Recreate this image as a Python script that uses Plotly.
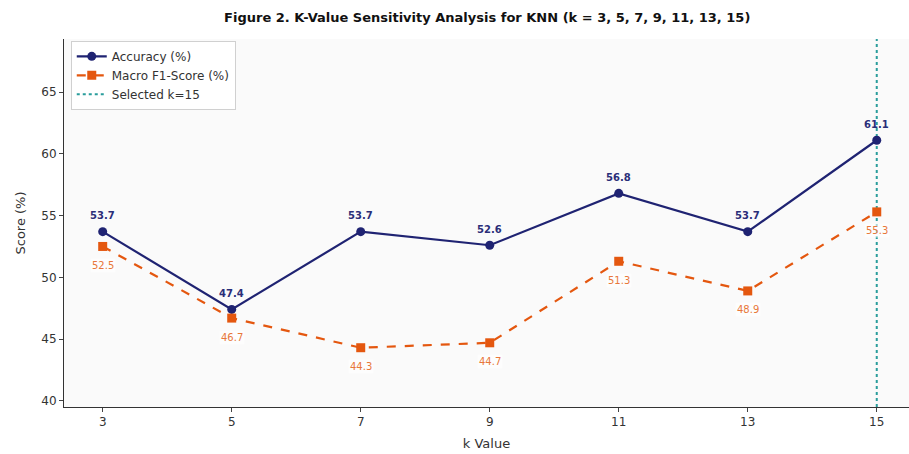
import plotly.graph_objects as go

k_values = [3, 5, 7, 9, 11, 13, 15]
accuracy = [53.7, 47.4, 53.7, 52.6, 56.8, 53.7, 61.1]
macro_f1 = [52.5, 46.7, 44.3, 44.7, 51.3, 48.9, 55.3]
selected_k = 15
y_ticks = [40, 45, 50, 55, 60, 65]

NAVY = "#1f2372"
ORANGE = "#e4570f"
TEAL = "#2a9d9c"
FONT = "DejaVu Sans"

fig = go.Figure()
fig.add_trace(go.Scatter(
    x=k_values, y=accuracy, mode="lines+markers", name="Accuracy (%)",
    line=dict(color=NAVY, width=2.2),
    marker=dict(symbol="circle", size=9, color=NAVY),
))
fig.add_trace(go.Scatter(
    x=k_values, y=macro_f1, mode="lines+markers", name="Macro F1-Score (%)",
    line=dict(color=ORANGE, width=2.2, dash="dash"),
    marker=dict(symbol="square", size=9, color=ORANGE),
))
fig.add_trace(go.Scatter(
    x=[None], y=[None], mode="lines", name=f"Selected k={selected_k}",
    line=dict(color=TEAL, width=2, dash="dot"),
))
fig.add_vline(x=selected_k, line=dict(color=TEAL, width=2, dash="dot"), layer="below")

for k, a in zip(k_values, accuracy):
    fig.add_annotation(x=k, y=a, text=f"<b>{a:.1f}</b>", showarrow=False, yshift=16,
                       font=dict(family=FONT, size=10, color="#2a2e78"))
for k, f in zip(k_values, macro_f1):
    fig.add_annotation(x=k, y=f, text=f"{f:.1f}", showarrow=False, yshift=-19,
                       bgcolor="rgba(255,255,255,0.6)",
                       font=dict(family=FONT, size=10, color="#e8773a"))

fig.update_layout(
    width=909, height=454,
    margin=dict(l=64, r=0, t=39, b=47),
    paper_bgcolor="white", plot_bgcolor="#fafafa",
    font=dict(family=FONT, size=12, color="#333"),
    title=dict(text="<b>Figure 2. K-Value Sensitivity Analysis for KNN (k = 3, 5, 7, 9, 11, 13, 15)</b>",
               x=0.536, xanchor="center", y=0.962, yanchor="middle",
               font=dict(family=FONT, size=13, color="#111")),
    legend=dict(x=0.008, y=0.995, xanchor="left", yanchor="top",
                bgcolor="rgba(255,255,255,0.85)", bordercolor="#d0d0d0", borderwidth=1,
                font=dict(family=FONT, size=12, color="#333"), tracegroupgap=0),
    showlegend=True,
)
fig.update_xaxes(range=[2.4, 15.5], tickvals=k_values, ticks="outside", ticklen=4,
                 showgrid=False, zeroline=False, showline=True, linecolor="#333", linewidth=1,
                 title=dict(text="k Value", font=dict(family=FONT, size=13), standoff=10),
                 tickfont=dict(family=FONT, size=12, color="#333"))
fig.update_yaxes(range=[39.5, 69.3], tickvals=y_ticks, ticks="outside", ticklen=4,
                 showgrid=False, zeroline=False, showline=True, linecolor="#333", linewidth=1,
                 title=dict(text="Score (%)", font=dict(family=FONT, size=13), standoff=12),
                 tickfont=dict(family=FONT, size=12, color="#333"))

fig.write_html("out.html")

============

» **Problem requirements**: With the pictures left out, transcribe the material exactly.

» **Answer for this exercise**:
Recreate this image as a Python script that uses Plotly.
import plotly.graph_objects as go

k_values = [3, 5, 7, 9, 11, 13, 15]
accuracy = [53.7, 47.4, 53.7, 52.6, 56.8, 53.7, 61.1]
macro_f1 = [52.5, 46.7, 44.3, 44.7, 51.3, 48.9, 55.3]
selected_k = 15
y_ticks = [40, 45, 50, 55, 60, 65]

NAVY = "#1f2372"
ORANGE = "#e4570f"
TEAL = "#2a9d9c"
FONT = "DejaVu Sans"

fig = go.Figure()
fig.add_trace(go.Scatter(
    x=k_values, y=accuracy, mode="lines+markers", name="Accuracy (%)",
    line=dict(color=NAVY, width=2.2),
    marker=dict(symbol="circle", size=9, color=NAVY),
))
fig.add_trace(go.Scatter(
    x=k_values, y=macro_f1, mode="lines+markers", name="Macro F1-Score (%)",
    line=dict(color=ORANGE, width=2.2, dash="dash"),
    marker=dict(symbol="square", size=9, color=ORANGE),
))
fig.add_trace(go.Scatter(
    x=[None], y=[None], mode="lines", name=f"Selected k={selected_k}",
    line=dict(color=TEAL, width=2, dash="dot"),
))
fig.add_vline(x=selected_k, line=dict(color=TEAL, width=2, dash="dot"), layer="below")

for k, a in zip(k_values, accuracy):
    fig.add_annotation(x=k, y=a, text=f"<b>{a:.1f}</b>", showarrow=False, yshift=16,
                       font=dict(family=FONT, size=10, color="#2a2e78"))
for k, f in zip(k_values, macro_f1):
    fig.add_annotation(x=k, y=f, text=f"{f:.1f}", showarrow=False, yshift=-19,
                       bgcolor="rgba(255,255,255,0.6)",
                       font=dict(family=FONT, size=10, color="#e8773a"))

fig.update_layout(
    width=909, height=454,
    margin=dict(l=64, r=0, t=39, b=47),
    paper_bgcolor="white", plot_bgcolor="#fafafa",
    font=dict(family=FONT, size=12, color="#333"),
    title=dict(text="<b>Figure 2. K-Value Sensitivity Analysis for KNN (k = 3, 5, 7, 9, 11, 13, 15)</b>",
               x=0.536, xanchor="center", y=0.962, yanchor="middle",
               font=dict(family=FONT, size=13, color="#111")),
    legend=dict(x=0.008, y=0.995, xanchor="left", yanchor="top",
                bgcolor="rgba(255,255,255,0.85)", bordercolor="#d0d0d0", borderwidth=1,
                font=dict(family=FONT, size=12, color="#333"), tracegroupgap=0),
    showlegend=True,
)
fig.update_xaxes(range=[2.4, 15.5], tickvals=k_values, ticks="outside", ticklen=4,
                 showgrid=False, zeroline=False, showline=True, linecolor="#333", linewidth=1,
                 title=dict(text="k Value", font=dict(family=FONT, size=13), standoff=10),
                 tickfont=dict(family=FONT, size=12, color="#333"))
fig.update_yaxes(range=[39.5, 69.3], tickvals=y_ticks, ticks="outside", ticklen=4,
                 showgrid=False, zeroline=False, showline=True, linecolor="#333", linewidth=1,
                 title=dict(text="Score (%)", font=dict(family=FONT, size=13), standoff=12),
                 tickfont=dict(family=FONT, size=12, color="#333"))

fig.write_html("out.html")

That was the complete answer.